From Nick Carr, here’s a New York Times article on the semantic web – both Nick and the Times reporter are quite excited about the semantic web’s potential to make the current generation of search engines obsolete. The Times report calls the semantic web “Web 3.0″, and any talk of “Web 3.0″ makes me want to shout “Web 4.0 is psychic, Web 5.0 — omnipotent!” in my best mad-scientist voice, but aside from that, it’s a solid article – it just overlooks the one huge roadblock in the way of a semantic-web-related “Web 3.0″ boom. I call that roadblock “Bill.”

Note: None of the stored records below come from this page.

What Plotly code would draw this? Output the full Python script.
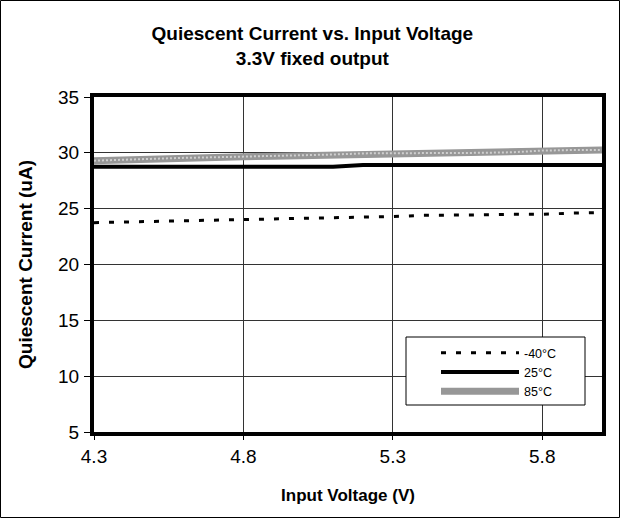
import plotly.graph_objects as go

voltage = [4.3, 4.4, 4.5, 4.6, 4.7, 4.8, 4.9, 5.0, 5.1, 5.2, 5.3, 5.4, 5.5, 5.6, 5.7, 5.8, 5.9, 6.0]
i_m40 = [23.75, 23.8, 23.9, 23.95, 24.0, 24.05, 24.1, 24.15, 24.2, 24.25, 24.3, 24.4, 24.4, 24.45, 24.5, 24.5, 24.6, 24.65]
i_25 = [28.75, 28.75, 28.75, 28.75, 28.75, 28.75, 28.75, 28.75, 28.75, 28.9, 28.9, 28.9, 28.9, 28.9, 28.9, 28.9, 28.9, 28.9]
i_85 = [29.3, 29.4, 29.5, 29.55, 29.6, 29.65, 29.7, 29.75, 29.85, 29.95, 29.95, 29.95, 29.95, 30.0, 30.05, 30.2, 30.25, 30.25]
names = ["-40°C", "25°C", "85°C"]
x_ticks = [4.3, 4.8, 5.3, 5.8]
y_ticks = [5, 10, 15, 20, 25, 30, 35]

W, H = 621, 519
ML, MR, MT, MB = 94, 19, 97, 87
pw, ph = W - ML - MR, H - MT - MB

def px_x(p):
    return (p - ML) / pw

def px_y(p):
    return (H - MB - p) / ph

fig = go.Figure()
fig.add_trace(go.Scatter(x=voltage, y=i_85, name=names[2], mode="lines",
                         line=dict(color="#979797", width=7)))
fig.add_trace(go.Scatter(x=voltage, y=i_85, showlegend=False, mode="lines", hoverinfo="skip",
                         line=dict(color="#cfcfcf", width=2, dash="2px,2px")))
fig.add_trace(go.Scatter(x=voltage, y=i_25, name=names[1], mode="lines",
                         line=dict(color="black", width=4)))
fig.add_trace(go.Scatter(x=voltage, y=i_m40, name=names[0], mode="lines",
                         line=dict(color="black", width=3, dash="5px,10px")))

font = "Arial, Liberation Sans, sans-serif"
fig.update_layout(
    width=W, height=H,
    margin=dict(l=ML, r=MR, t=MT, b=MB, autoexpand=False),
    paper_bgcolor="white", plot_bgcolor="white",
    font=dict(family=font, color="black"),
    title=dict(text="<b>Quiescent Current vs. Input Voltage<br>3.3V fixed output</b>",
               x=0.503, xanchor="center", y=1 - 40 / H, yanchor="top",
               font=dict(size=19, family=font, color="black")),
    xaxis=dict(range=[4.3, 6.0], tickvals=x_ticks, ticktext=[str(v) for v in x_ticks],
               showgrid=True, gridcolor="#333333", gridwidth=1,
               showline=True, linecolor="black", linewidth=4, mirror=True,
               ticks="outside", ticklen=4, tickcolor="black",
               tickfont=dict(size=19), zeroline=False, automargin=False,
               title=dict(text="<b>Input Voltage (V)</b>", font=dict(size=17), standoff=24)),
    yaxis=dict(range=[5, 35], tickvals=y_ticks,
               showgrid=True, gridcolor="#333333", gridwidth=1,
               showline=True, linecolor="black", linewidth=4, mirror=True,
               ticks="outside", ticklen=6, tickcolor="black", ticklabelstandoff=1,
               tickfont=dict(size=19), zeroline=False, automargin=False,
               title=dict(text="<b>Quiescent Current (uA)</b>", font=dict(size=19), standoff=21)),
    legend=dict(x=px_x(436), xanchor="left", y=px_y(338), yanchor="top",
                bgcolor="rgba(0,0,0,0)", borderwidth=0,
                font=dict(size=12.5), itemwidth=78, traceorder="reversed",
                tracegroupgap=0),
    showlegend=True,
)
# legend frame
fig.add_shape(type="rect", xref="paper", yref="paper",
              x0=px_x(406), x1=px_x(585), y0=px_y(405), y1=px_y(337),
              line=dict(color="black", width=1), fillcolor="white", layer="above")
# outer chart border
fig.add_shape(type="rect", xref="paper", yref="paper",
              x0=px_x(0.5), x1=px_x(W - 1.5), y0=px_y(H - 1.5), y1=px_y(0.5),
              line=dict(color="black", width=1), layer="below")
fig.write_html("out.html", config={"displayModeBar": False},
               post_script="document.body.style.margin='0';")
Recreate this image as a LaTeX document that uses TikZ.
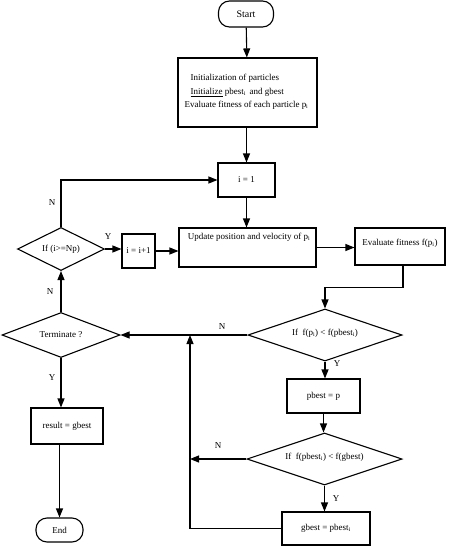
\documentclass[tikz,border=0pt]{standalone}
\usepackage{fontspec}
\setmainfont{Liberation Serif}
\usetikzlibrary{arrows.meta,shapes.geometric}
\begin{document}
\begin{tikzpicture}[x=1pt,y=-1pt,
  font=\fontsize{9}{13.5}\selectfont,
  line width=1.1pt,
  >={Triangle[length=9pt,width=7pt]},
  box/.style={draw, rectangle, inner sep=1pt},
  term/.style={draw, rectangle, rounded corners=11pt, inner sep=1pt},
  dec/.style={draw, diamond, inner sep=0pt},
  txt/.style={inner sep=0pt},
  lab/.style={inner sep=0pt}]
\useasboundingbox (0,0) rectangle (450,546);

% nodes
\node[term, minimum width=55pt, minimum height=26pt, font=\fontsize{10}{12}\selectfont] (start) at (246,14) {Start};
\node[box, minimum width=139pt, minimum height=69pt] (init) at (247.5,92.5) {};
\node[txt, align=left, anchor=north west] (initt) at (184,74)
  {\hspace*{6pt}Initialization of particles\\
   \hspace*{6pt}\underline{Initialize} pbest\textsubscript{i}\, and gbest\\
   Evaluate fitness of each particle p\textsubscript{i}};
\node[box, minimum width=57pt, minimum height=34pt] (i1) at (246.5,180) {i = 1};
\node[box, minimum width=137pt, minimum height=39pt] (upd) at (247.5,247.5) {};
\node[txt, anchor=north] (updt) at (249,233) {Update position and velocity of p\textsubscript{i}};
\node[dec, minimum width=87pt, minimum height=43pt] (np) at (61,249) {};
\node[txt] (npt) at (np) {If (i>=Np)};
\node[box, minimum width=33pt, minimum height=34pt] (inc) at (138.5,251) {i = i+1};
\node[box, minimum width=90pt, minimum height=37pt] (ev) at (400,246.5) {};
\node[txt] (evt) at (400,243) {Evaluate fitness f(p\textsubscript{i})};
\node[dec, minimum width=154pt, minimum height=52pt] (d2) at (325,335) {};
\node[txt] (d2t) at (325,333) {If\ \ f(p\textsubscript{i}) < f(pbest\textsubscript{i})};
\node[dec, minimum width=118pt, minimum height=45pt] (term) at (61,335) {};
\node[txt] (termt) at (term) {Terminate ?};
\node[box, minimum width=73pt, minimum height=34pt] (pb) at (323.5,396) {pbest = p};
\node[dec, minimum width=155pt, minimum height=52pt] (d3) at (324.5,459) {};
\node[txt] (d3t) at (324.5,457) {If\ \ f(pbest\textsubscript{i}) < f(gbest)};
\node[box, minimum width=88pt, minimum height=33pt] (gb) at (326,528.5) {gbest = pbest\textsubscript{i}};
\node[box, minimum width=72pt, minimum height=36pt] (res) at (67,426) {result = gbest};
\node[term, minimum width=47pt, minimum height=24pt] (end) at (59.5,530) {End};

\coordinate (j1) at (190,459);
\coordinate (j2) at (190,335);

% connectors
\draw[->] (start) -- (init);
\draw[->] (i1.north |- init.south) -- (i1.north);
\draw[->] (i1.south) -- (i1.south |- upd.north);
\draw[->] (np.east) -- (np.east -| inc.west);
\draw[->] (inc.east) -- (inc.east -| upd.west);
\draw[->] (np.north) |- (i1.west);
\draw[->] (upd.east) -- (upd.east -| ev.west);
\draw[->] ([xshift=3pt]ev.south) -- ++(0,22) -| (d2.north);
\draw[->] (d2.west) -- (term.east);
\draw[->] (term.north) -- (np.south);
\draw[->] (d2.south) -- (d2.south |- pb.north);
\draw[->] (pb.south) -- (pb.south |- d3.north);
\draw[->] (d3.south) -- (d3.south |- gb.north);
\draw[->] (d3.west) -- (j1);
\draw[->] (gb.west) -| (j2);
\draw[->] (term.south) -- (term.south |- res.north);
\draw[->] (end.north |- res.south) -- (end.north);

% labels
\node[lab] at (52,203) {N};
\node[lab] at (108,237) {Y};
\node[lab] at (50,292) {N};
\node[lab] at (52,378) {Y};
\node[lab] at (222,327) {N};
\node[lab] at (337,364) {Y};
\node[lab] at (218,446) {N};
\node[lab] at (336,499) {Y};
\end{tikzpicture}
\end{document}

I’m exaggerating, of course – the roadblock in the way of a Web 3.0 isn’t just Bill, but the entire class of people like Bill. Bill himself is an independent webmaster who’s got a large content site that focuses on a popular hunk of electronics. There’s nothing particularly flashy about his business – he built up traffic, sells ads and manages his costs, and due to this he doesn’t have to work for anybody but himself. If there’s one thing Bill hates, it’s automated scrapers. They drive up his costs and they slow down his site for the legitimate customers – just like Google, Bill knows ad-driven sites thrive on speed. So Bill blocks bots – he stops every single spider or scraper that comes near his site unless it’s already got a proven record of delivering traffic. And he’s not the only webmaster to do so, although he’s the only one I know of that’s putting together a commercial product to share his solutions with others.
I’m very bullish on Bill’s product. There’s a ton of scraper crap out there already, and if the “semantic web” project takes off, there will be even more of it – a whole flurry of start-ups, each trying to make a buck by sending out a spider that ever-so-slightly degrades the performance of the sites it visits. You’ll need a solution like Bill’s if you don’t have one already. Of course, this means that any startup reliant on a new bot is going to be at a severe disadvantage, a disadvantage that’ll probably prevent the semantic web from developing into a startup- and VC-fueled Web 3.0 series of conferences. Instead, the semantic web will have to be developed by already-established search engines – the Googles and Yahoos and Microsofts of the world. If a startup succeeds in this space, it’ll only be because a Yahoo or a Microsoft gets too far behind a Google and starts licensing out the raw data from its crawler.